G.D. Les marques cultes d'aujourd'hui sont celles qui ont la pensée design la plus forte. C'est le cas d'Apple, Nespresso, Camper ou encore Puma. C'est aussi le cas de Citroën, qui s'est réinventé, de Coca-Cola au niveau mondial, mais aussi de marques plus modestes comme Tolix, fabricant de mobilier, et Cojean, dans la restauration. Les entreprises et les clients sont de plus en plus résistants au marketing agressif. Le design, c'est la pensée positive des marques. Il n'est pas entaché par cette volonté systématique de créer des besoins artificiels, de produire toujours plus, de créer des forfaits auxquels on ne comprend rien, de lancer des communications corporate ne reposant sur aucune vérité profonde de la marque ou du produit. Le design ne ment pas. Il invite à créer une situation préférable à la situation précédente. Ce n'est pas plus, c'est mieux. Et c'est souvent avec moins. Je suis convaincu que le design va sauver les marques.

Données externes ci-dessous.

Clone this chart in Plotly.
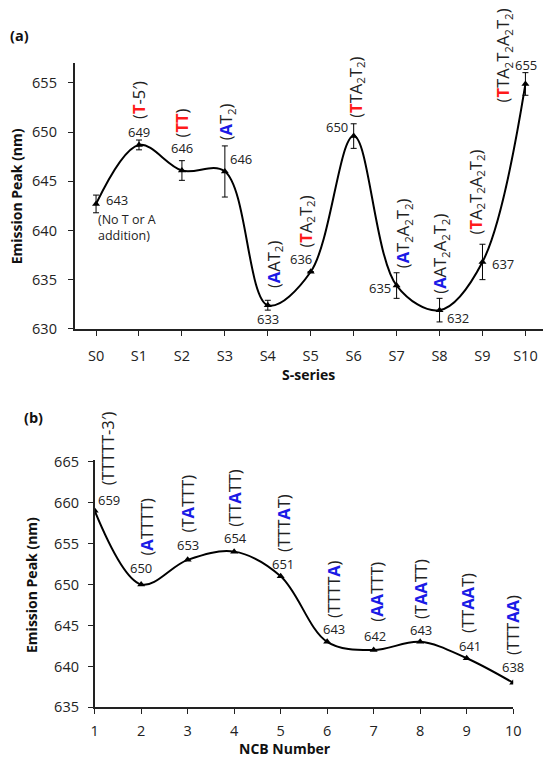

Le développement durable et l'écoconception sont-ils importants pour la profession?

G.D. La pensée design est naturellement «responsable». Un designer pense son projet dans une économie générale de moyens. Il intériorise le contexte, les réglementations, l'outil de production, l'équation économique, l'impératif esthétique. Il met en œuvre un «process» collaboratif associant toutes les parties prenantes. De plus, là où une campagne de publicité est programmée pour durer trois semaines, un programme identitaire et un point de vente sont conçus pour trois, six, dix ans. Nous sommes de loin les meilleurs partenaires pour accompagner les entreprises sur ces questions-là.

 

Vous ne vous reconnaissez pas en tant qu'agence dans l'étude du ministère de l'Économie sur le design en France. Pour quelles raisons?

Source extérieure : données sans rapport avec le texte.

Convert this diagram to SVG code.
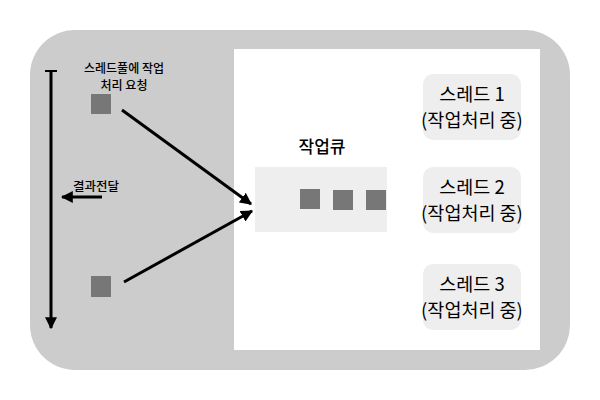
<svg xmlns="http://www.w3.org/2000/svg" width="600" height="400" viewBox="0 0 600 400">
<defs>
<marker id="ah" viewBox="0 0 10 10" refX="9" refY="5" markerWidth="4" markerHeight="4" orient="auto-start-reverse">
<path d="M0,0 L10,5 L0,10 z" fill="#000"/>
</marker>
<style>
text{font-family:"Noto Sans CJK KR","Noto Sans",sans-serif;fill:#000;text-anchor:middle;font-weight:400}
.sq{fill:#777}
.th{fill:#eee}
.ln{stroke:#000;stroke-width:3;fill:none}
.t{font-size:18.5px}
.b{font-weight:500}
</style>
</defs>
<rect x="30" y="30" width="540" height="340" rx="45" fill="#ccc"/>
<rect x="234" y="49" width="306" height="301" fill="#fff"/>
<g id="connectors">
<line class="ln" x1="51" y1="71" x2="51" y2="328" marker-end="url(#ah)"/>
<line x1="45" y1="71" x2="57" y2="71" stroke="#000" stroke-width="2"/>
<line class="ln" x1="102" y1="197" x2="62" y2="197" marker-end="url(#ah)"/>
<line class="ln" x1="122" y1="110" x2="251" y2="204" marker-end="url(#ah)"/>
<line class="ln" x1="124" y1="282" x2="252" y2="211" marker-end="url(#ah)"/>
</g>
<g id="request">
<text class="b" x="124" y="73" font-size="12">스레드풀에 작업</text>
<text class="b" x="124" y="90" font-size="12">처리 요청</text>
<rect class="sq" x="91" y="94" width="20" height="20"/>
</g>
<g id="request2"><rect class="sq" x="91" y="276" width="20" height="21"/></g>
<g id="result"><text class="b" x="96" y="191" font-size="12.5">결과전달</text></g>
<g id="queue">
<text class="b" x="322" y="153" font-size="17">작업큐</text>
<rect x="255" y="167" width="132" height="65" fill="#eee"/>
<rect class="sq" x="300" y="189" width="20" height="20"/>
<rect class="sq" x="333" y="190" width="20" height="20"/>
<rect class="sq" x="366" y="190" width="20" height="20"/>
</g>
<g id="thread1">
<rect class="th" x="423" y="74" width="98" height="66" rx="10"/>
<text class="t" x="472" y="101">스레드 1</text>
<text class="t" x="472" y="127">(작업처리 중)</text>
</g>
<g id="thread2">
<rect class="th" x="423" y="167" width="98" height="66" rx="10"/>
<text class="t" x="472" y="194">스레드 2</text>
<text class="t" x="472" y="220">(작업처리 중)</text>
</g>
<g id="thread3">
<rect class="th" x="423" y="264" width="98" height="66" rx="10"/>
<text class="t" x="472" y="291">스레드 3</text>
<text class="t" x="472" y="317">(작업처리 중)</text>
</g>
</svg>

G.D. Cette étude est sans doute très instructive et utile, mais elle ne correspond pas à la typologie des agences de l'ADC. Elle concerne un design très industriel exercé par de petites structures, des free-lances en relation avec des PME ou des services intégrés dans les entreprises. Les agences de l'ADC travaillent globalement pour de grands groupes dotés de services de communication importants. Elles font travailler des chefs de projets, des directeurs de clientèle, un planning stratégique, une direction de la création, de nombreux créatifs, des équipes de production. Leur modèle économique ne sont pas du tout les mêmes que ceux observés dans cette étude.

 

Quels sont les prochains chantiers de l'ADC?

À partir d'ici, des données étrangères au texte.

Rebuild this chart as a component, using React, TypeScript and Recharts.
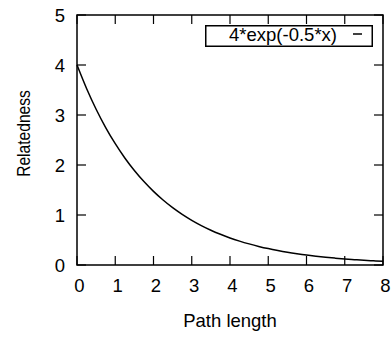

G.D. Nous organisons pour décembre une journée de réflexion sur le rôle du design dans les démarches de RSE [responsabilité sociale des entreprises] et d'écoconception. Ce sera l'occasion de présenter le livre vertprésentant les mesures et les engagements pris par les membres de l'ADC en termes de responsabilité sociétale. Nous clôturerons cette journée par la remise des premiers prix Super Design. Nous comptons, par ailleurs, poursuivre le travail entamé avec l'UDA (Union des annonceurs) afin d'optimiser les relations annonceurs-agences. Ce sera l'un des chantiers de l'année 2011.